What I realized through my grief and anger today is that I'm stuck in a place I don't want to be, but at the same time I don't want to leave. I'm stuck between Heaven and living a life of eternity with God and those who have gone before me & living life here on earth with those I love and still walk life with. A couple months after Maria Chapman died (Steven Curtis Chapman's daughter), Steven Curtis Chapman wrote that he and his wife wanted to be with Jesus now and didn't want to wait, but yet they had to wait until God called them home. I think that is the hardest part in all this. As much as I have here on earth yet to finish, I often think of how much greater it will be to live in eternity with my Heavenly Father. I long for all the moments I missed with 'B'. I long to hold him again, to nap with him, to see him laugh, to see him walk, talk, all of it. In my mind I know that day will come when it's time, but my heart longs to see that sweet face again.
I sat down at Billy's grave sight today for a long time, just talking to him. I talked to him about how much we all missed him, and how I wondered what he would look like now... would he have blonde hair like his daddy and sister? Would he be a ham like Avery and Nathan? I wondered how he would say "Aunt Cristyn." All the things that run through my mind more often than not. I wondered if he, Avery, & Nathan would be like the three musketeers. I see so many similarities in all three of them and can't help but think if they had been given the chance that here on earth they may have been the greatest of friends (in between their sibling rivalry moments of course).

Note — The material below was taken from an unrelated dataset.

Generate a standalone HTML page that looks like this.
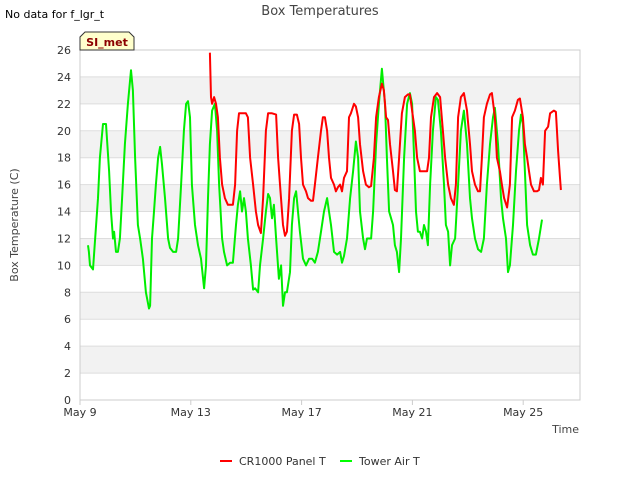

I long in the deepest part of my heart to see that sweet face again soon, but until that time comes I pray God gives me the strength to finish the work here on earth He has called me to. I was called to live a life that counts and not give up. I will see my 'B' again and I look forward to the day that he runs to me and takes my hand and introduces me to our Heavenly Father. I look forward to the day where I am no longer caught between Heaven and Earth.